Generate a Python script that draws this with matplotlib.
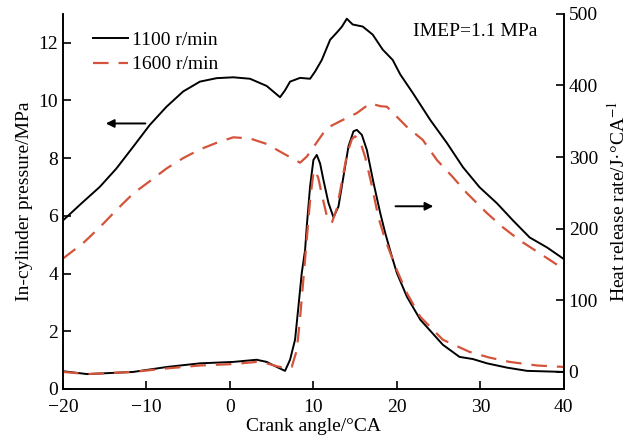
import numpy as np
import matplotlib
matplotlib.use("Agg")
import matplotlib.pyplot as plt

plt.rcParams["font.family"] = ["Liberation Serif", "DejaVu Serif"]
plt.rcParams["mathtext.fontset"] = "stix"

# in-cylinder pressure, MPa
p1100_ca = [-20, -17.6, -15.6, -13.6, -11.6, -9.6, -7.6, -5.6, -3.6, -1.6, 0.4, 2.4, 4.4,
            6.0, 6.6, 7.2, 8.4, 9.6, 10.2, 11.0, 12.0, 12.8, 13.4, 14.0, 14.7, 15.9, 17.1,
            18.3, 19.5, 20.4, 21.9, 24.0, 26.0, 27.9, 29.9, 32.0, 33.9, 35.9, 38.0, 40]
p1100 = [5.84, 6.48, 7.0, 7.64, 8.39, 9.15, 9.78, 10.31, 10.65, 10.77, 10.8, 10.75, 10.5,
         10.11, 10.35, 10.65, 10.78, 10.75, 11.0, 11.4, 12.1, 12.35, 12.55, 12.83, 12.63,
         12.56, 12.28, 11.76, 11.4, 10.9, 10.26, 9.32, 8.52, 7.69, 6.99, 6.43, 5.84, 5.25,
         4.9, 4.5]
p1600_ca = [-20, -17.6, -15.6, -13.6, -11.6, -9.6, -7.6, -5.6, -3.6, -1.6, 0.4, 2.4, 4.4,
            6.4, 8.4, 9.2, 10.0, 11.6, 13.5, 15.2, 16.8, 18.0, 18.8, 21.2, 23.1, 24.8, 26.7,
            28.4, 30.8, 32.7, 34.7, 37.1, 40]
p1600 = [4.52, 5.05, 5.6, 6.2, 6.77, 7.2, 7.64, 8.0, 8.3, 8.53, 8.72, 8.68, 8.49, 8.16,
         7.84, 8.05, 8.38, 9.04, 9.32, 9.56, 9.9, 9.8, 9.78, 9.08, 8.63, 7.93, 7.34, 6.78,
         6.09, 5.6, 5.15, 4.7, 4.15]

# heat release rate, J/°CA
h1100_ca = [-20, -17.1, -11.6, -7.5, -3.6, 0.4, 3.2, 4.4, 5.6, 6.6, 7.2, 7.8, 8.2, 8.6,
            9.0, 9.2, 9.6, 10.0, 10.4, 10.8, 11.2, 11.8, 12.4, 13.0, 13.6, 14.2, 14.8,
            15.2, 15.8, 16.4, 17.2, 18.0, 18.6, 19.4, 20.0, 21.2, 22.8, 25.5, 27.5, 29.1,
            30.8, 33.2, 35.6, 40]
h1100 = [1, -3, 0, 7, 12, 14, 17, 14, 7, 1.5, 17, 45, 91, 138, 170, 203, 259, 296, 303,
         291, 268, 236, 216, 231, 273, 315, 336, 338, 331, 310, 264, 222, 194, 161, 138,
         105, 73, 38, 21, 18, 12, 6, 1.5, 0]
h1600_ca = [-20, -17.1, -11.6, -7.5, -3.6, 0.4, 3.2, 4.4, 5.6, 6.7, 7.4, 8.0, 8.4, 8.8,
            9.2, 9.6, 10.0, 10.2, 10.6, 11.0, 11.6, 12.2, 12.8, 13.4, 14.0, 14.6, 15.0,
            15.6, 16.2, 17.0, 17.8, 18.6, 19.4, 20.0, 21.2, 22.8, 25.5, 28.7, 31.1, 33.5,
            36.8, 40]
h1600 = [0, -3, 0, 5, 9, 11, 14, 12, 8, 5, 7, 30, 75, 130, 185, 240, 278, 282, 270, 248,
         218, 208, 228, 265, 303, 325, 329, 322, 300, 260, 215, 185, 160, 142, 110, 77,
         45, 28, 20, 14, 9, 7]

fig, ax = plt.subplots(figsize=(6.3, 4.46), dpi=100)
fig.subplots_adjust(left=0.1, right=0.895, bottom=0.128, top=0.969)
ax2 = ax.twinx()

red = "#d4533a"
dash = (0, (7, 4.5))
ax.plot(p1100_ca, p1100, color="black", lw=1.4, label="1100 r/min")
ax.plot(p1600_ca, p1600, color=red, lw=1.6, ls=dash, label="1600 r/min")
ax2.plot(h1100_ca, h1100, color="black", lw=1.4)
ax2.plot(h1600_ca, h1600, color=red, lw=1.6, ls=dash)

ax.set_xlim(-20, 40)
ax.set_ylim(0, 13)
ax2.set_ylim(-23.7, 500)
ax.set_xticks([-20, -10, 0, 10, 20, 30, 40])
ax.set_yticks([0, 2, 4, 6, 8, 10, 12])
ax2.set_yticks([0, 100, 200, 300, 400, 500])
ax.set_xticklabels(["\u221220", "\u221210", "0", "10", "20", "30", "40"])

for a in (ax, ax2):
    a.spines["top"].set_visible(False)
    for s in a.spines.values():
        s.set_linewidth(1.2)
    a.tick_params(direction="in", length=6, width=1.2, labelsize=14)
ax.tick_params(axis="x", pad=7)

ax.set_xlabel("Crank angle/\u00b0CA", fontsize=14, labelpad=2)
ax.set_ylabel("In-cylinder pressure/MPa", fontsize=14, labelpad=4)
ax2.set_ylabel("Heat release rate/J\u00b7\u00b0CA$^{-1}$", fontsize=14, labelpad=6)

ax.legend(loc="upper left", bbox_to_anchor=(0.025, 1.0), frameon=False, fontsize=14,
          handlelength=1.8, handletextpad=0.2, labelspacing=0.35)
ax.text(0.699, 0.952, "IMEP=1.1 MPa", transform=ax.transAxes, fontsize=14, va="center")

ax.annotate("", xy=(-15.2, 9.2), xytext=(-9.8, 9.2),
            arrowprops=dict(arrowstyle="-|>", color="black", lw=1.4, mutation_scale=12))
ax.annotate("", xy=(24.7, 6.33), xytext=(19.5, 6.33),
            arrowprops=dict(arrowstyle="-|>", color="black", lw=1.4, mutation_scale=12))

fig.savefig("out.png", dpi=100)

-- Problem to work on --
Repeat, exactly and in full, each line from the start of the data to the line that contains "import matplotlib.pyplot as plt". Pictures do not go in.

-- Response --
Generate a Python script that draws this with matplotlib.
import numpy as np
import matplotlib
matplotlib.use("Agg")
import matplotlib.pyplot as plt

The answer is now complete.